== Exercise prompt ==
Which lines below hold the word "React"? Report each one.

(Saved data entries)
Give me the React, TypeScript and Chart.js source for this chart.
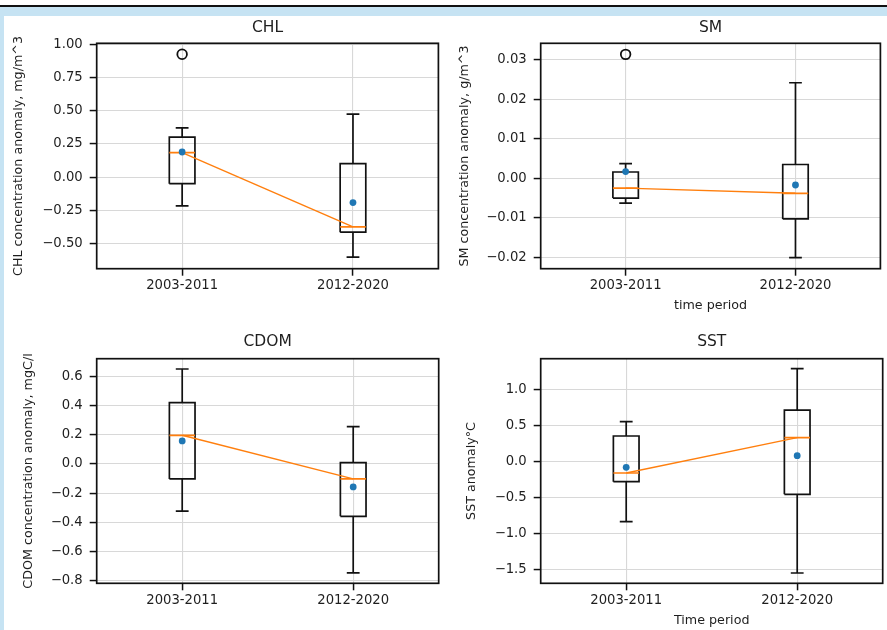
import React, { useEffect, useRef } from "react";
import { Chart, registerables } from "chart.js";

Chart.register(...registerables);

// ---------------- data ----------------
const categories = ["2003-2011", "2012-2020"];

// CHL
const chlLow = [-0.215, -0.6];
const chlQ1 = [-0.048, -0.413];
const chlMedian = [0.185, -0.373];
const chlQ3 = [0.302, 0.102];
const chlHigh = [0.372, 0.475];
const chlMean = [0.19, -0.19];
const chlOutliers = [[0.925], []];
const chlRange = [-0.6875, 1.0075];
const chlTicks = [-0.5, -0.25, 0, 0.25, 0.5, 0.75, 1.0];
const chlTickLabels = ["\u22120.50", "\u22120.25", "0.00", "0.25", "0.50", "0.75", "1.00"];

// SM
const smLow = [-0.0063, -0.0201];
const smQ1 = [-0.005, -0.0103];
const smMedian = [-0.0025, -0.0038];
const smQ3 = [0.0016, 0.0035];
const smHigh = [0.0037, 0.0242];
const smMean = [0.0017, -0.0017];
const smOutliers = [[0.0314], []];
const smRange = [-0.0229, 0.0342];
const smTicks = [-0.02, -0.01, 0, 0.01, 0.02, 0.03];
const smTickLabels = ["\u22120.02", "\u22120.01", "0.00", "0.01", "0.02", "0.03"];

// CDOM
const cdomLow = [-0.323, -0.747];
const cdomQ1 = [-0.103, -0.359];
const cdomMedian = [0.196, -0.103];
const cdomQ3 = [0.42, 0.0085];
const cdomHigh = [0.65, 0.255];
const cdomMean = [0.157, -0.158];
const cdomOutliers = [[], []];
const cdomRange = [-0.818, 0.7206];
const cdomTicks = [-0.8, -0.6, -0.4, -0.2, 0, 0.2, 0.4, 0.6];
const cdomTickLabels = ["\u22120.8", "\u22120.6", "\u22120.4", "\u22120.2", "0.0", "0.2", "0.4", "0.6"];

// SST
const sstLow = [-0.838, -1.551];
const sstQ1 = [-0.282, -0.458];
const sstMedian = [-0.162, 0.329];
const sstQ3 = [0.352, 0.713];
const sstHigh = [0.551, 1.287];
const sstMean = [-0.083, 0.079];
const sstOutliers = [[], []];
const sstRange = [-1.694, 1.426];
const sstTicks = [-1.5, -1.0, -0.5, 0, 0.5, 1.0];
const sstTickLabels = ["\u22121.5", "\u22121.0", "\u22120.5", "0.0", "0.5", "1.0"];

// ---------------- style / layout ----------------
const FONT = "DejaVu Sans";
const TEXT = "#1e1e1e";
const GRID = "#d8d8d8";
const ORANGE = "#ff7f0e";
const BLUE = "#1f77b4";
const BOX_WIDTH = 0.15;
const TICK_FONT = 13.2;
const TITLE_FONT = 15.5;
const LABEL_FONT = 12.7;
const LW = 1.7;

type Panel = {
  title: string;
  yLabel: string;
  xLabel?: string;
  low: number[];
  q1: number[];
  median: number[];
  q3: number[];
  high: number[];
  mean: number[];
  outliers: number[][];
  range: number[];
  ticks: number[];
  tickLabels: string[];
  canvas: number[]; // left, top, right, bottom (px)
  area: number[];
  titleY: number;
  yLabelX: number;
  xLabelY?: number;
};

const panels: Panel[] = [
  {
    title: "CHL", yLabel: "CHL concentration anomaly, mg/m^3",
    low: chlLow, q1: chlQ1, median: chlMedian, q3: chlQ3, high: chlHigh, mean: chlMean, outliers: chlOutliers,
    range: chlRange, ticks: chlTicks, tickLabels: chlTickLabels,
    canvas: [0, 16, 445, 322], area: [96.7, 43.3, 438.7, 268.7], titleY: 27.7, yLabelX: 18.3,
  },
  {
    title: "SM", yLabel: "SM concentration anomaly, g/m^3", xLabel: "time period",
    low: smLow, q1: smQ1, median: smMedian, q3: smQ3, high: smHigh, mean: smMean, outliers: smOutliers,
    range: smRange, ticks: smTicks, tickLabels: smTickLabels,
    canvas: [445, 16, 887, 322], area: [540.7, 43.3, 882.7, 268.7], titleY: 27.7, yLabelX: 465, xLabelY: 305.7,
  },
  {
    title: "CDOM", yLabel: "CDOM concentration anomaly, mgC/l",
    low: cdomLow, q1: cdomQ1, median: cdomMedian, q3: cdomQ3, high: cdomHigh, mean: cdomMean, outliers: cdomOutliers,
    range: cdomRange, ticks: cdomTicks, tickLabels: cdomTickLabels,
    canvas: [0, 322, 445, 630], area: [96.7, 358.7, 438.7, 583.3], titleY: 342.3, yLabelX: 28.3,
  },
  {
    title: "SST", yLabel: "SST anomaly\u00b0C", xLabel: "Time period",
    low: sstLow, q1: sstQ1, median: sstMedian, q3: sstQ3, high: sstHigh, mean: sstMean, outliers: sstOutliers,
    range: sstRange, ticks: sstTicks, tickLabels: sstTickLabels,
    canvas: [445, 322, 887, 630], area: [540.7, 358.7, 882.7, 583.3], titleY: 342.3, yLabelX: 472, xLabelY: 620.7,
  },
];

const framePlugin = {
  id: "axesFrame",
  afterDatasetsDraw(chart: any) {
    const { ctx, chartArea } = chart;
    const { left, top, right, bottom } = chartArea;
    ctx.save();
    ctx.strokeStyle = "#111";
    ctx.lineWidth = LW;
    ctx.strokeRect(left, top, right - left, bottom - top);
    ctx.restore();
  },
};

function buildDatasets(p: Panel) {
  const hw = BOX_WIDTH / 2;
  const cw = BOX_WIDTH / 4;
  const boxPts: any[] = [];
  const whiskerPts: any[] = [];
  const medianPts: any[] = [];
  p.q1.forEach((_, i) => {
    const x = i + 1;
    boxPts.push(
      { x: x - hw, y: p.q1[i] }, { x: x + hw, y: p.q1[i] }, { x: x + hw, y: p.q3[i] },
      { x: x - hw, y: p.q3[i] }, { x: x - hw, y: p.q1[i] }, { x, y: null }
    );
    whiskerPts.push(
      { x, y: p.q1[i] }, { x, y: p.low[i] }, { x, y: null },
      { x, y: p.q3[i] }, { x, y: p.high[i] }, { x, y: null },
      { x: x - cw, y: p.low[i] }, { x: x + cw, y: p.low[i] }, { x, y: null },
      { x: x - cw, y: p.high[i] }, { x: x + cw, y: p.high[i] }, { x, y: null }
    );
    medianPts.push({ x: x - hw, y: p.median[i] }, { x: x + hw, y: p.median[i] }, { x, y: null });
  });
  const trendPts = p.median.map((m, i) => ({ x: i + 1, y: m }));
  const meanPts = p.mean.map((m, i) => ({ x: i + 1, y: m }));
  const outPts: any[] = [];
  p.outliers.forEach((arr, i) => arr.forEach((v) => outPts.push({ x: i + 1, y: v })));

  const lineBase = {
    type: "line",
    showLine: true,
    pointRadius: 0,
    pointHoverRadius: 0,
    tension: 0,
    spanGaps: false,
    fill: false,
    borderCapStyle: "butt",
    borderJoinStyle: "miter",
  };
  return [
    {
      type: "line", label: "mean", data: meanPts, showLine: false,
      pointRadius: 3.4, pointBackgroundColor: BLUE, pointBorderColor: BLUE, pointBorderWidth: 0,
      order: 0,
    },
    { ...lineBase, label: "trend", data: trendPts, borderColor: ORANGE, borderWidth: 1.4, order: 1 },
    { ...lineBase, label: "median", data: medianPts, borderColor: ORANGE, borderWidth: 1.7, order: 2 },
    {
      type: "line", label: "outliers", data: outPts, showLine: false,
      pointRadius: 4.8, pointBackgroundColor: "rgba(0,0,0,0)", pointBorderColor: "#111", pointBorderWidth: 1.8,
      order: 3,
    },
    { ...lineBase, label: "whiskers", data: whiskerPts, borderColor: "#111", borderWidth: LW, order: 4 },
    { ...lineBase, label: "box", data: boxPts, borderColor: "#111", borderWidth: LW, order: 5 },
  ];
}

function PanelChart({ p }: { p: Panel }) {
  const ref = useRef<HTMLCanvasElement | null>(null);
  const [cl, ct, cr, cb] = p.canvas;
  const [al, at, ar, ab] = p.area;

  useEffect(() => {
    if (!ref.current) return;
    const titleLH = TITLE_FONT * 1.2;
    const tPadTop = p.titleY - ct - titleLH / 2;
    const tPadBottom = at - ct - tPadTop - titleLH;
    const yAxisWidth = al - cl;
    const padRight = cr - ar;
    const xAxisHeight = cb - ab;
    const labelLH = LABEL_FONT * 1.2;
    const yTitlePad = p.yLabelX - cl - labelLH / 2;
    const xTitlePad = p.xLabelY !== undefined ? cb - p.xLabelY - labelLH / 2 : 0;
    const tickFont = { family: FONT, size: TICK_FONT };

    const chart = new Chart(ref.current, {
      type: "line",
      data: { datasets: buildDatasets(p) as any },
      plugins: [framePlugin],
      options: {
        animation: false,
        responsive: true,
        maintainAspectRatio: false,
        events: [],
        layout: { padding: { left: 0, top: 0, right: padRight, bottom: 0 } },
        plugins: {
          legend: { display: false },
          tooltip: { enabled: false },
          title: {
            display: true,
            text: p.title,
            fullSize: false,
            color: TEXT,
            font: { family: FONT, size: TITLE_FONT, weight: "normal", lineHeight: 1.2 },
            padding: { top: tPadTop, bottom: tPadBottom },
          },
        },
        scales: {
          x: {
            type: "linear",
            min: 0.5,
            max: 2.5,
            afterBuildTicks: (s: any) => {
              s.ticks = categories.map((_, i) => ({ value: i + 1 }));
            },
            afterFit: (s: any) => {
              s.height = xAxisHeight;
            },
            ticks: {
              callback: (v: any) => categories[Math.round(Number(v)) - 1] ?? "",
              font: tickFont,
              color: TEXT,
              padding: 2,
              maxRotation: 0,
              autoSkip: false,
            },
            grid: { color: GRID, lineWidth: 1.1, tickColor: "#111", tickLength: 7, tickWidth: 1.5 },
            border: { display: false },
            title: p.xLabel
              ? {
                  display: true,
                  text: p.xLabel,
                  color: TEXT,
                  font: { family: FONT, size: LABEL_FONT, lineHeight: 1.2 },
                  padding: { top: 0, bottom: xTitlePad },
                }
              : { display: false },
          },
          y: {
            type: "linear",
            min: p.range[0],
            max: p.range[1],
            afterBuildTicks: (s: any) => {
              s.ticks = p.ticks.map((v) => ({ value: v }));
            },
            afterFit: (s: any) => {
              s.width = yAxisWidth;
            },
            ticks: {
              callback: (v: any) => {
                const idx = p.ticks.findIndex((t) => Math.abs(t - Number(v)) < 1e-9);
                return idx >= 0 ? p.tickLabels[idx] : "";
              },
              font: tickFont,
              color: TEXT,
              padding: 7,
              autoSkip: false,
            },
            grid: { color: GRID, lineWidth: 1.1, tickColor: "#111", tickLength: 7, tickWidth: 1.5 },
            border: { display: false },
            title: {
              display: true,
              text: p.yLabel,
              color: TEXT,
              font: { family: FONT, size: LABEL_FONT, lineHeight: 1.2 },
              padding: { top: yTitlePad, bottom: 0 },
            },
          },
        },
      } as any,
    });
    return () => chart.destroy();
  }, []);

  return (
    <div
      style={{
        position: "absolute",
        left: cl,
        top: ct,
        width: cr - cl,
        height: cb - ct,
      }}
    >
      <canvas ref={ref} />
    </div>
  );
}

export default function App() {
  return (
    <div
      style={{
        position: "absolute",
        left: 0,
        top: 0,
        width: 887,
        height: 630,
        overflow: "hidden",
        background: "#fff",
      }}
    >
      {panels.map((p) => (
        <PanelChart key={p.title} p={p} />
      ))}
      <div style={{ position: "absolute", left: 0, top: 5, width: 887, height: 2, background: "#111" }} />
      <div style={{ position: "absolute", left: 0, top: 7, width: 887, height: 9, background: "#c6e3f3" }} />
      <div style={{ position: "absolute", left: 0, top: 7, width: 3.5, height: 623, background: "#c6e3f3" }} />
    </div>
  );
}
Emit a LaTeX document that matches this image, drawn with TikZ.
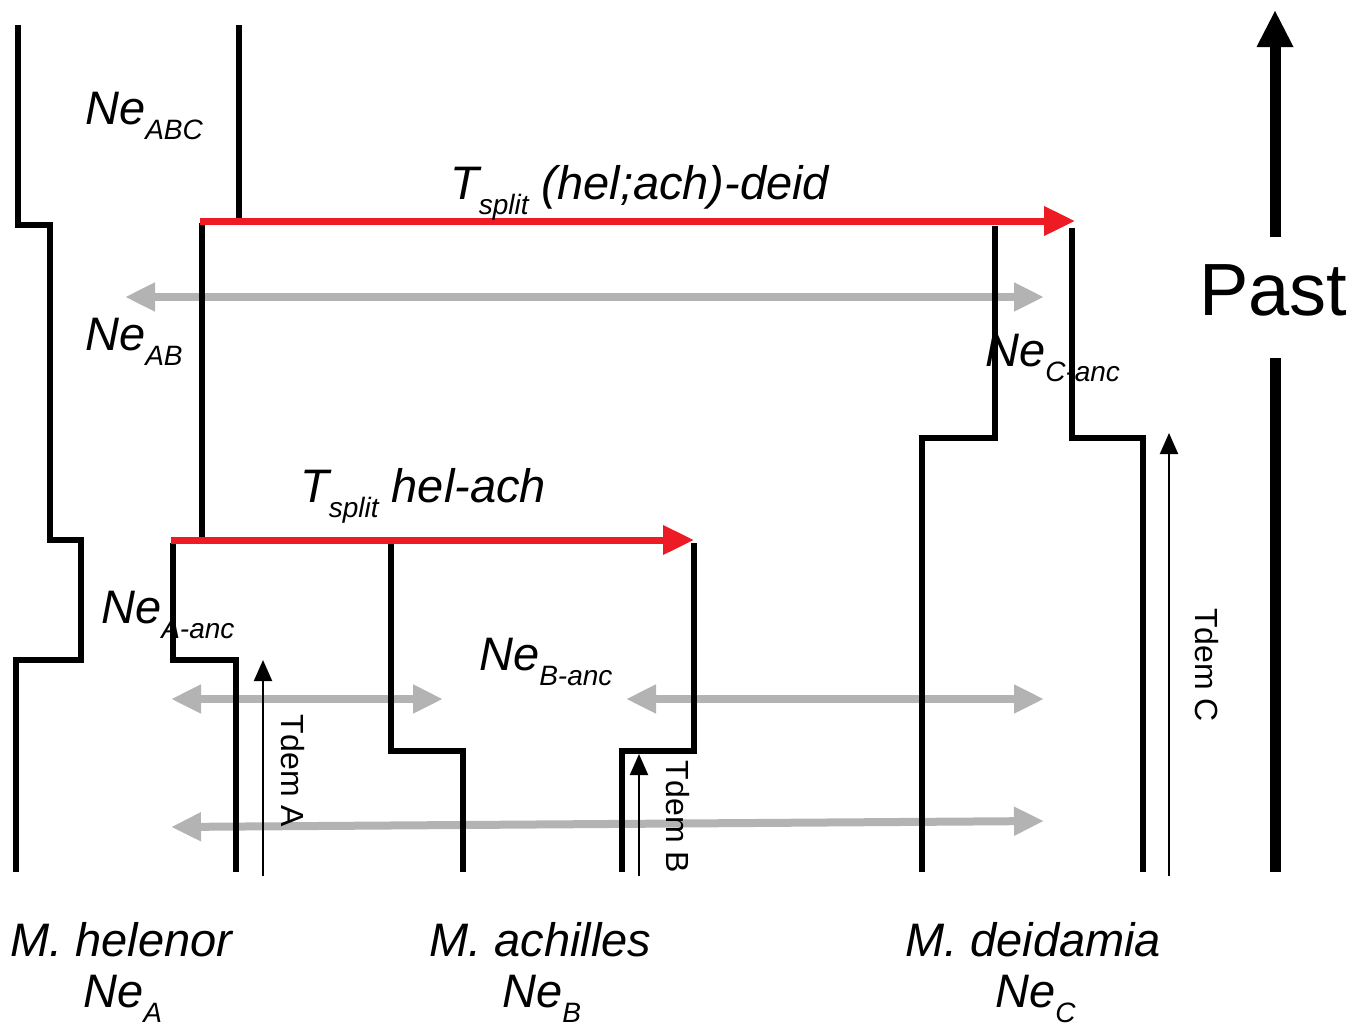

== Solution ==
Give me the React, TypeScript and Chart.js source for this chart.
import React, { useEffect, useRef } from "react";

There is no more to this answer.